§ WHAT YOU HAVE TO DO:
For the data below, transcribe the part that opens with the line containing "Generate a component" and closes with the line containing "const yTicks = [-8, -6, -4, -2, 0, 2];", exactly and with no pictures.

Source code of charts
+===+

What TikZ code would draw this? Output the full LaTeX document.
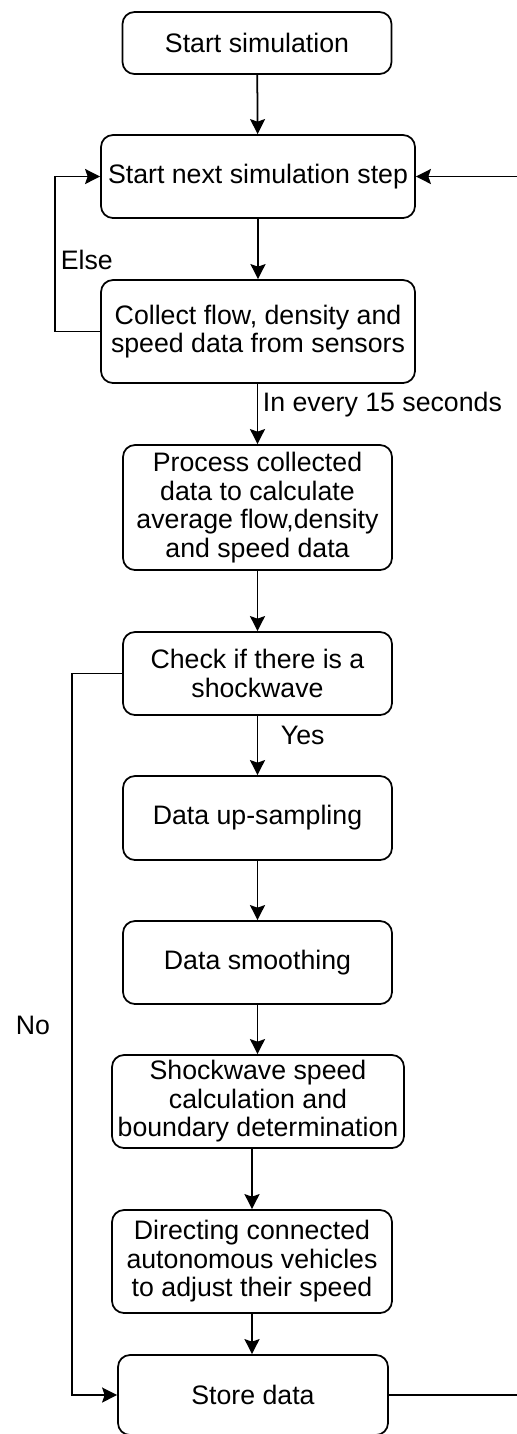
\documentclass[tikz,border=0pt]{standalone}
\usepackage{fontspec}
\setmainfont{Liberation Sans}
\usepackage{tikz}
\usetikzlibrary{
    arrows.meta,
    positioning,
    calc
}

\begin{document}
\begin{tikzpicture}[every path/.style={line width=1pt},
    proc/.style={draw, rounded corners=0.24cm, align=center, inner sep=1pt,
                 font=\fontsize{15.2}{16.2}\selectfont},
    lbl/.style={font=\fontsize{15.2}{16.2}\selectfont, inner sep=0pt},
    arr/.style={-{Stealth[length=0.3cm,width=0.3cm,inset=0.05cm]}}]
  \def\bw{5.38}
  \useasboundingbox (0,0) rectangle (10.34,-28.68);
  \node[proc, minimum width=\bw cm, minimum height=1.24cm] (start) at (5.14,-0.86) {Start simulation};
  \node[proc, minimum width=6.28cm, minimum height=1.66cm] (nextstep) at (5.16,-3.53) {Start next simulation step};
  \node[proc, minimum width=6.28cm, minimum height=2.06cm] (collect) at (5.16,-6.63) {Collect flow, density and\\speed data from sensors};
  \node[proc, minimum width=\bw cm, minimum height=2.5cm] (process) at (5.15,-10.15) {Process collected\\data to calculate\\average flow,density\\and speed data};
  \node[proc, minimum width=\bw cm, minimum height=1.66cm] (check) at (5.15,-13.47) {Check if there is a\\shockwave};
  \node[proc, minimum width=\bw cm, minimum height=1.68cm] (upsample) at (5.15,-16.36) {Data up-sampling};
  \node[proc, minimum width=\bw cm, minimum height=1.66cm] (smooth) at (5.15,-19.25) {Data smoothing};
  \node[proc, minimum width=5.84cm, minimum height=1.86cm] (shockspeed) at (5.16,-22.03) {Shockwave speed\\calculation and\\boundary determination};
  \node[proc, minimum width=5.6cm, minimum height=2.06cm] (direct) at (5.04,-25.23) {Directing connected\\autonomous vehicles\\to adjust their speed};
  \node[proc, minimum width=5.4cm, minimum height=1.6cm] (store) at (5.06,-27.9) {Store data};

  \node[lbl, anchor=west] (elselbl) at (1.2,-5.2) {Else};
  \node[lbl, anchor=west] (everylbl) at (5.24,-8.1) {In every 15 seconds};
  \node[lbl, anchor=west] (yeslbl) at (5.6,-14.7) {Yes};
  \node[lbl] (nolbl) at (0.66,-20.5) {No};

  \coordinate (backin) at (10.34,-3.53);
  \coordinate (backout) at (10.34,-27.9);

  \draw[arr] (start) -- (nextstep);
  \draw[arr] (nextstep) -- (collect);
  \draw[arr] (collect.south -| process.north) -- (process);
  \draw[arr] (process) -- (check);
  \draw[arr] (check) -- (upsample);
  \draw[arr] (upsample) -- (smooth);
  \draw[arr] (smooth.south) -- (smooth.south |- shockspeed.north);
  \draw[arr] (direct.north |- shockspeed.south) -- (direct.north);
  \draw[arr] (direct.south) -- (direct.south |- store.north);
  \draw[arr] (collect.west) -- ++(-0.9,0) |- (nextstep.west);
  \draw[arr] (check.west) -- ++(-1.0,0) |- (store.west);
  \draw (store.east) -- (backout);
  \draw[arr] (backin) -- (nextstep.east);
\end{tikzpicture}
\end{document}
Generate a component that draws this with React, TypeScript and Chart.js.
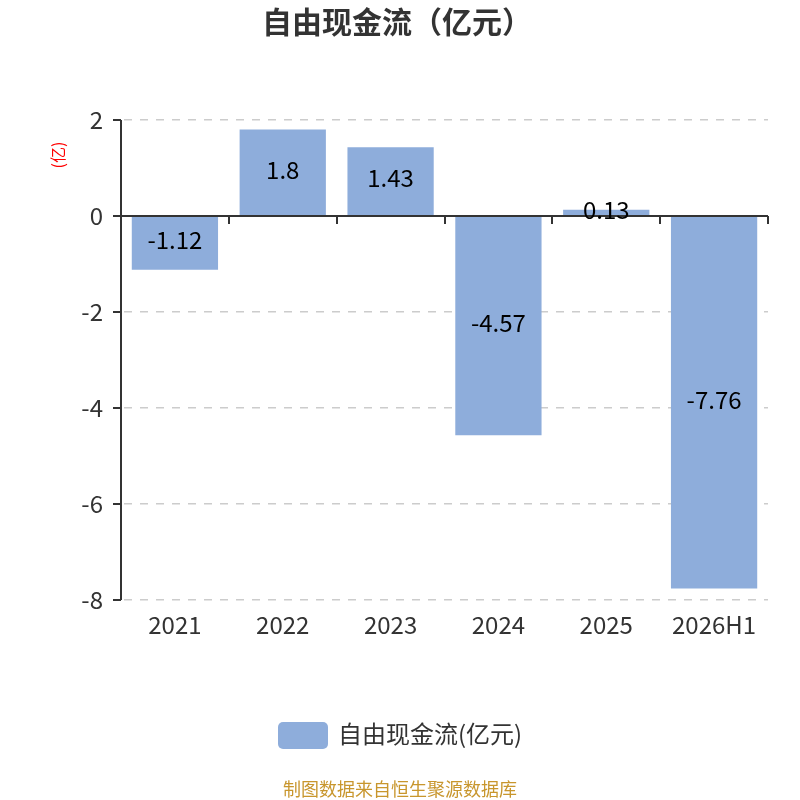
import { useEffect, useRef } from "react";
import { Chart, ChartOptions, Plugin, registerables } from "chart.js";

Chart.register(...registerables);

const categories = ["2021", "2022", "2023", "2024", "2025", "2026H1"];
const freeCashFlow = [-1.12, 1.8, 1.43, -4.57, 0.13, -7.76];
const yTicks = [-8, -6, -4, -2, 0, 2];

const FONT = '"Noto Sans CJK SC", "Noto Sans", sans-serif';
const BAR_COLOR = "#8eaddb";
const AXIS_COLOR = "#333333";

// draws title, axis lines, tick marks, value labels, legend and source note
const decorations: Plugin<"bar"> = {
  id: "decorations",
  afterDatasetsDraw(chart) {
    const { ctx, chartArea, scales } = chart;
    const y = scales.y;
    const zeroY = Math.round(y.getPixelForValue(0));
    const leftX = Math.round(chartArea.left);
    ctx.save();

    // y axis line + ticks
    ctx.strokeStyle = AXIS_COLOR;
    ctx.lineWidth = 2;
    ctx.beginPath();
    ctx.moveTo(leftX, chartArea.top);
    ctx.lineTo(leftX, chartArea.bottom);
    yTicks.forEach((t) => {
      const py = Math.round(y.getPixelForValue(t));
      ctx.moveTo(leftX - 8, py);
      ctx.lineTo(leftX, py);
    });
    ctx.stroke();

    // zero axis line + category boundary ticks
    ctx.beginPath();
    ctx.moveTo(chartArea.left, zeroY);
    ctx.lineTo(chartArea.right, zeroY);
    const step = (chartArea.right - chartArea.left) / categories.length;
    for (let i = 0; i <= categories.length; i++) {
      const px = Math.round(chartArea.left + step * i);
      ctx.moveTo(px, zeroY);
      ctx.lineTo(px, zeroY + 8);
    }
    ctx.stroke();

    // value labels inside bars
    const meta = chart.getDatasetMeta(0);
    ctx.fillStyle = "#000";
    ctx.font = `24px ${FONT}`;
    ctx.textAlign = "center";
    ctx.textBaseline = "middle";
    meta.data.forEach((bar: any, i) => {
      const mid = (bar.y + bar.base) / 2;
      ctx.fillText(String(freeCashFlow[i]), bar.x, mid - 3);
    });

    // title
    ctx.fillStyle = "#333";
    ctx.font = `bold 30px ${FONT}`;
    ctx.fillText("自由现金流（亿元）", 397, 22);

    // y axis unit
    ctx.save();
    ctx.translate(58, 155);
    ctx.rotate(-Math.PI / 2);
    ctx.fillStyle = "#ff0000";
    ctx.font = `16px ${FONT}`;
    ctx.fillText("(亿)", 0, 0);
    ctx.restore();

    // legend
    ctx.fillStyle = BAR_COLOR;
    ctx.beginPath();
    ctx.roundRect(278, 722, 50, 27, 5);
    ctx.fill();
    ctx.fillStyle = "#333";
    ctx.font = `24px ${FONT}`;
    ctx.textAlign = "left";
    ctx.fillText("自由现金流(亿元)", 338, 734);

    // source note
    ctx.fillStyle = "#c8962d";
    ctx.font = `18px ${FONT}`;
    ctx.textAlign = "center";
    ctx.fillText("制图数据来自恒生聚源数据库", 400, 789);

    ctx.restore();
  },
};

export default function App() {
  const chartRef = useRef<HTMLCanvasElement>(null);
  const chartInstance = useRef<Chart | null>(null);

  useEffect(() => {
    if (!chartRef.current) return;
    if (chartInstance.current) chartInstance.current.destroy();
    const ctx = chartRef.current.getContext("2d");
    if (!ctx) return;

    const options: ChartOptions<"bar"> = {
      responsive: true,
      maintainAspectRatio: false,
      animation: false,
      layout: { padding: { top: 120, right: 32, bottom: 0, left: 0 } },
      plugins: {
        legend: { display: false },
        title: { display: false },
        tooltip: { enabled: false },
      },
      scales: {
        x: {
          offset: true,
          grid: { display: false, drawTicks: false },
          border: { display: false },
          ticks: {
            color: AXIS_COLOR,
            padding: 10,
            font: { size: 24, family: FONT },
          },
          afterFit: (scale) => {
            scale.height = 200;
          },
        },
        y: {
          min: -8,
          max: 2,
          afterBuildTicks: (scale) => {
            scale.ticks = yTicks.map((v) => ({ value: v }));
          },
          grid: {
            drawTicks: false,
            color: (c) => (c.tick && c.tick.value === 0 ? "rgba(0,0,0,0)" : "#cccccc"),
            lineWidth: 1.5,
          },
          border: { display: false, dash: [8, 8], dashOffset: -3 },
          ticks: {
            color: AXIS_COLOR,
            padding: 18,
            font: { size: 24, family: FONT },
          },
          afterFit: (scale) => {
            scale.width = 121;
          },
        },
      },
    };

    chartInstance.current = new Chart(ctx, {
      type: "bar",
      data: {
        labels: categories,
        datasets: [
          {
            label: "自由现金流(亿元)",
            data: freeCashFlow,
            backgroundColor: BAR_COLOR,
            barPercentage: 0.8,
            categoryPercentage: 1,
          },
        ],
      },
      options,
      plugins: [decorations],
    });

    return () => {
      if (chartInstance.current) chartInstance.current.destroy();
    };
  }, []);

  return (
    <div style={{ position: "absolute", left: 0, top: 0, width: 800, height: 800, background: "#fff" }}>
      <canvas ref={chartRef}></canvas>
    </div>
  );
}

+===+

§ FULL OUTPUT:
Generate a component that draws this with React, TypeScript and Chart.js.
import { useEffect, useRef } from "react";
import { Chart, ChartOptions, Plugin, registerables } from "chart.js";

Chart.register(...registerables);

const categories = ["2021", "2022", "2023", "2024", "2025", "2026H1"];
const freeCashFlow = [-1.12, 1.8, 1.43, -4.57, 0.13, -7.76];
const yTicks = [-8, -6, -4, -2, 0, 2];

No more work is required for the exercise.